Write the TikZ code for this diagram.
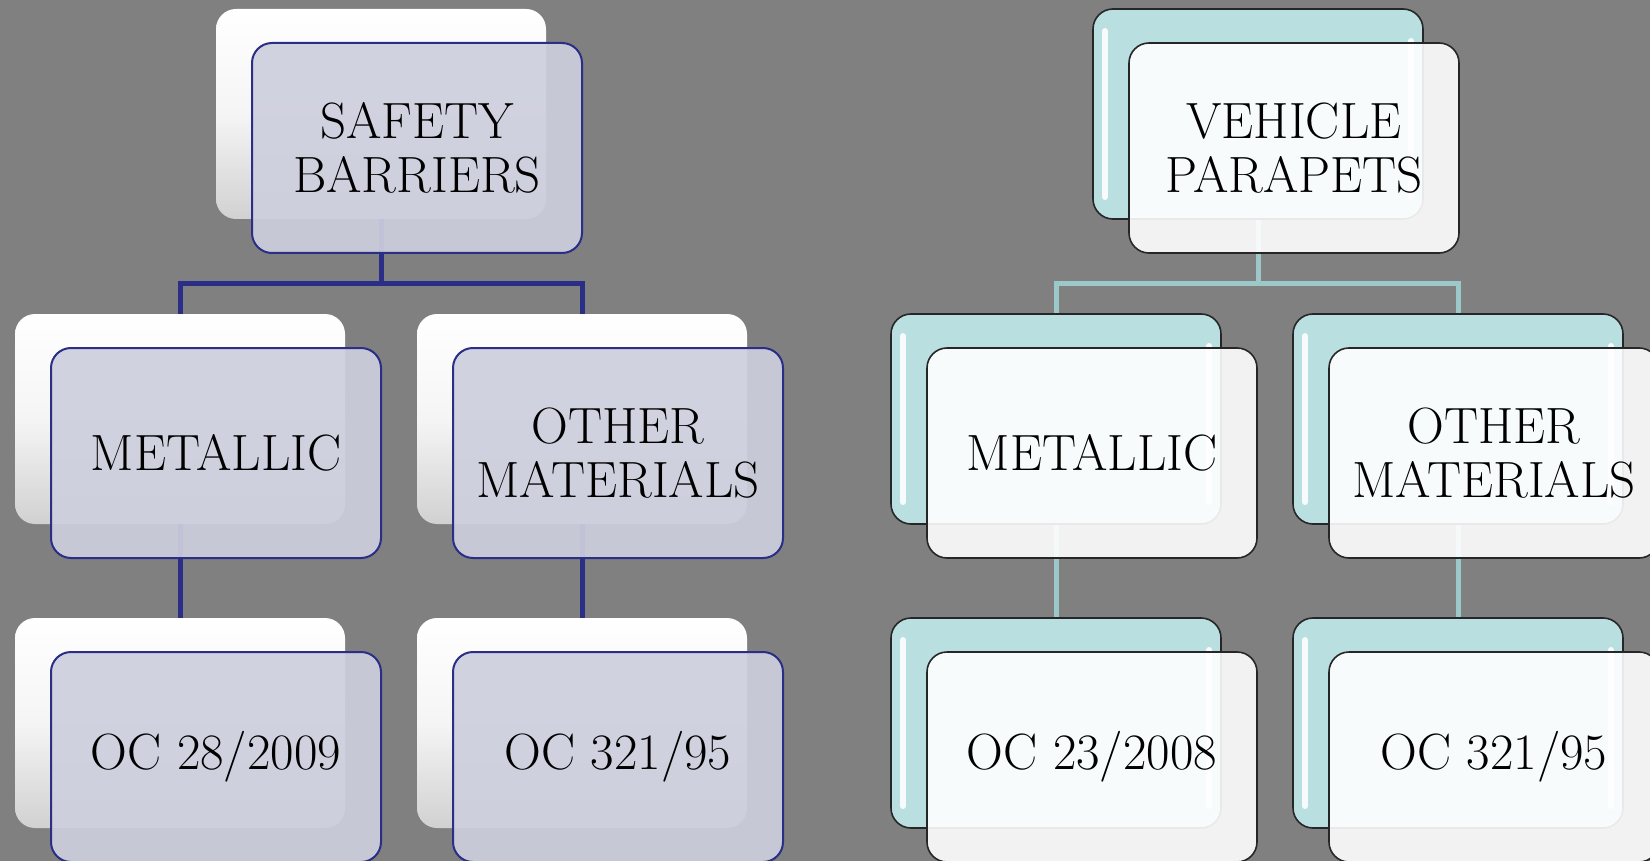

...

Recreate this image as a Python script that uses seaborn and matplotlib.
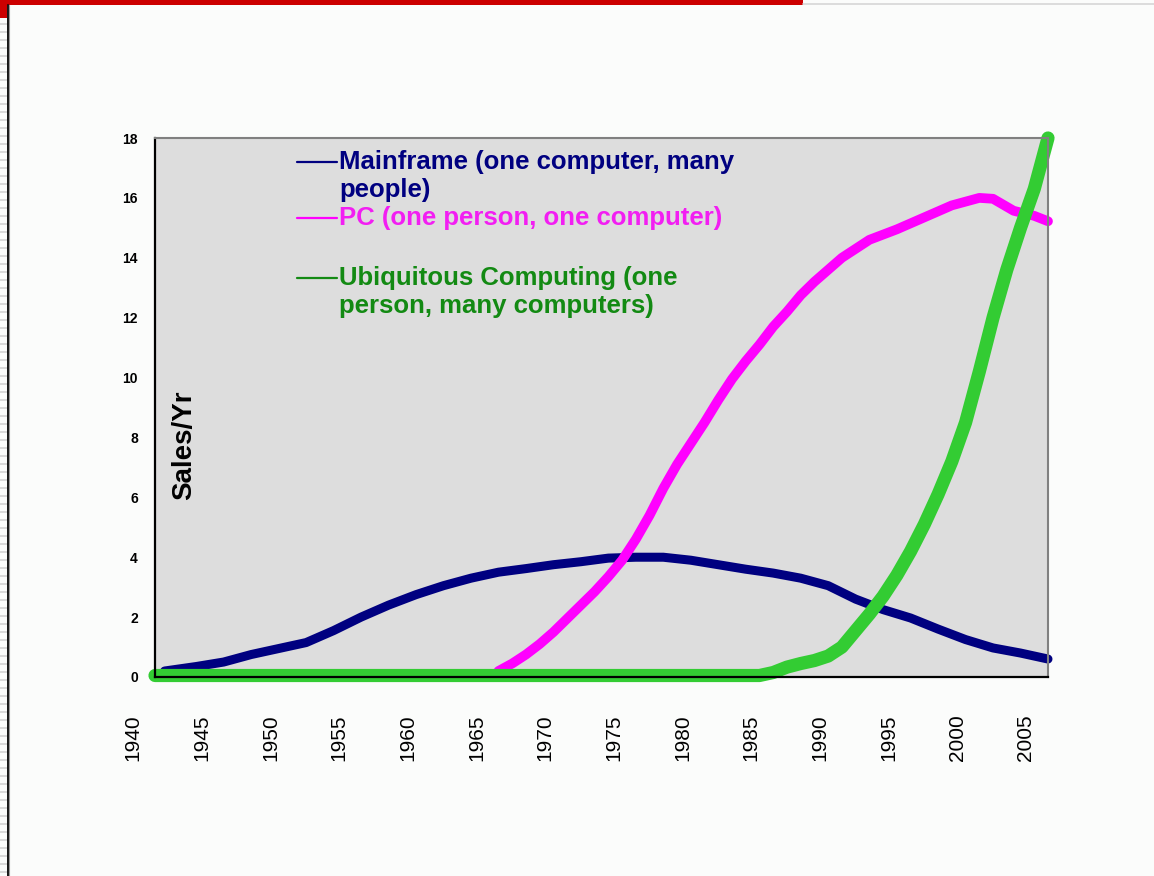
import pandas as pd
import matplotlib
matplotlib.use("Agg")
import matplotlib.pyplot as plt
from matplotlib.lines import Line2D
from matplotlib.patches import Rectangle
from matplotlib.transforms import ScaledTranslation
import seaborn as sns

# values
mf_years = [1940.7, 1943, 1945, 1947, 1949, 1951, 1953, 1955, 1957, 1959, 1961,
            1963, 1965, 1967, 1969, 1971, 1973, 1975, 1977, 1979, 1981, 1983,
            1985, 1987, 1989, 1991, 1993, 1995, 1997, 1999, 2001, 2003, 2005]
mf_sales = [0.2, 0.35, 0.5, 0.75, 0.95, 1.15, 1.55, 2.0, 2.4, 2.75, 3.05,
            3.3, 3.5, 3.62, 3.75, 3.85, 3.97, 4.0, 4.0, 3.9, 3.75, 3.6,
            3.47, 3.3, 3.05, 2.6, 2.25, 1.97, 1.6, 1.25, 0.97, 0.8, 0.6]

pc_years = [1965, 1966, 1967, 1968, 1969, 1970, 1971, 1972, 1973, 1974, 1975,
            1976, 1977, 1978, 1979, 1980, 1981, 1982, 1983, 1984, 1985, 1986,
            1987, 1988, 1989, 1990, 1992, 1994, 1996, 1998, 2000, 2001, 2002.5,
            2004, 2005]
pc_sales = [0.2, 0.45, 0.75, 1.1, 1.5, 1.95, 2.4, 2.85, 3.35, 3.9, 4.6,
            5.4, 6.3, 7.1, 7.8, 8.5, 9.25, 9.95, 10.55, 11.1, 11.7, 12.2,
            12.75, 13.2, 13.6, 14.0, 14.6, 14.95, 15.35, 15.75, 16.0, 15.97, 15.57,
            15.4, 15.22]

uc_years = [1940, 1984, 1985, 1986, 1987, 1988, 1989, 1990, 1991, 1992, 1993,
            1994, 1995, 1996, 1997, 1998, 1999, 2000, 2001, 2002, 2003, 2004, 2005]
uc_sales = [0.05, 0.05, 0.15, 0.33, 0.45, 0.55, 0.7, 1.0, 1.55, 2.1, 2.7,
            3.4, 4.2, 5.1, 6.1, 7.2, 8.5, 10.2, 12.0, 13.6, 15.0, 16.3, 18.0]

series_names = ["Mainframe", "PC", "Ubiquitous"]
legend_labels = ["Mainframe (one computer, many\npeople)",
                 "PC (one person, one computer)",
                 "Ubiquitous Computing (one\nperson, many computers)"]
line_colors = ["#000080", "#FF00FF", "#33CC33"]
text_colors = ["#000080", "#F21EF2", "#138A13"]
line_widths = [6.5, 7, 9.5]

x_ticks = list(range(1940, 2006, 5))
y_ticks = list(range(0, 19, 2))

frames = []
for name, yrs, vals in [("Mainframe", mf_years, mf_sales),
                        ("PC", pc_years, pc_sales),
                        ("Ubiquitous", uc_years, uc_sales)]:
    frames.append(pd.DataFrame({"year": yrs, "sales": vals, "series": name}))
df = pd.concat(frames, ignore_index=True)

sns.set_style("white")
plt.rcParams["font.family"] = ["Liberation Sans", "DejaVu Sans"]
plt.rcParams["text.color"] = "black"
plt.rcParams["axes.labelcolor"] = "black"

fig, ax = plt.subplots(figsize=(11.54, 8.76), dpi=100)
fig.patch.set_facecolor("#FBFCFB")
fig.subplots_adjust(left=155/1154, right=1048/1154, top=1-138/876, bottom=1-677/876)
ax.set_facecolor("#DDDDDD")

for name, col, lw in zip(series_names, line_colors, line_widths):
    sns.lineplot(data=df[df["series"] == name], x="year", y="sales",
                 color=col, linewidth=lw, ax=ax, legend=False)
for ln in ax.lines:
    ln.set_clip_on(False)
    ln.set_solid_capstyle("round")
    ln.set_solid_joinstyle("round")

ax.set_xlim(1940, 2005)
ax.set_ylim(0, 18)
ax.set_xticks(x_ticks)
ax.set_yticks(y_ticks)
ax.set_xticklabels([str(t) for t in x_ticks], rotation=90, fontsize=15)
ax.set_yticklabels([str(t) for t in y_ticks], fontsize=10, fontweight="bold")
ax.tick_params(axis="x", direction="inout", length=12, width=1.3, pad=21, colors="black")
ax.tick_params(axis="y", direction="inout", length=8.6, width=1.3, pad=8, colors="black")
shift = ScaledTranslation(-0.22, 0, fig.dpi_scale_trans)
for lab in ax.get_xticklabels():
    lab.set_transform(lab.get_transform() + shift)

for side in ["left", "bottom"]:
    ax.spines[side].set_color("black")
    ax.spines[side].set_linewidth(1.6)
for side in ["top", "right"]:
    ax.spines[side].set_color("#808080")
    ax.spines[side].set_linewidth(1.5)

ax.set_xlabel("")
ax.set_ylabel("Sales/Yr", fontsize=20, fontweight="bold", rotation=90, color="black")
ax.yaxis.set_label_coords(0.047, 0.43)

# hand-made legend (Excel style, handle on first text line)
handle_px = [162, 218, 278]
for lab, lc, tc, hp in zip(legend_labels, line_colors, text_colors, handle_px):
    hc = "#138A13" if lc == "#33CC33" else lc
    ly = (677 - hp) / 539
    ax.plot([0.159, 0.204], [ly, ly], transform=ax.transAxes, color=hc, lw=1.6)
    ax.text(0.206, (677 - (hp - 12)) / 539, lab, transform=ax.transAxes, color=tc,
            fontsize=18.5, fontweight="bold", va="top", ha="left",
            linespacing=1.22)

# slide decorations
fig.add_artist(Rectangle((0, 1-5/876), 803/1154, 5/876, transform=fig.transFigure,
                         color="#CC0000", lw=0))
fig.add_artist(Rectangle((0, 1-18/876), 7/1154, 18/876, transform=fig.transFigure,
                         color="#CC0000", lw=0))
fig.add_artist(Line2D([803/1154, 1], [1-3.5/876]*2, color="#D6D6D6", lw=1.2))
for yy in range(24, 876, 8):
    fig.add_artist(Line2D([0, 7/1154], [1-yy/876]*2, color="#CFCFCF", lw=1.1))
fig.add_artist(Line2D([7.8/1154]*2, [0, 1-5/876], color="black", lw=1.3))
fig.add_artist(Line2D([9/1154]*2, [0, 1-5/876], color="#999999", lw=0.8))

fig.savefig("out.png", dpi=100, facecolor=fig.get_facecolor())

→ WHAT YOU WILL DO: Keep to the stretch from the line containing "Recreate this image" through the line containing "import seaborn as sns", both ends included, and copy it exactly from the listing above, minus the pictures.

→ WRITTEN ANSWER:
Recreate this image as a Python script that uses seaborn and matplotlib.
import pandas as pd
import matplotlib
matplotlib.use("Agg")
import matplotlib.pyplot as plt
from matplotlib.lines import Line2D
from matplotlib.patches import Rectangle
from matplotlib.transforms import ScaledTranslation
import seaborn as sns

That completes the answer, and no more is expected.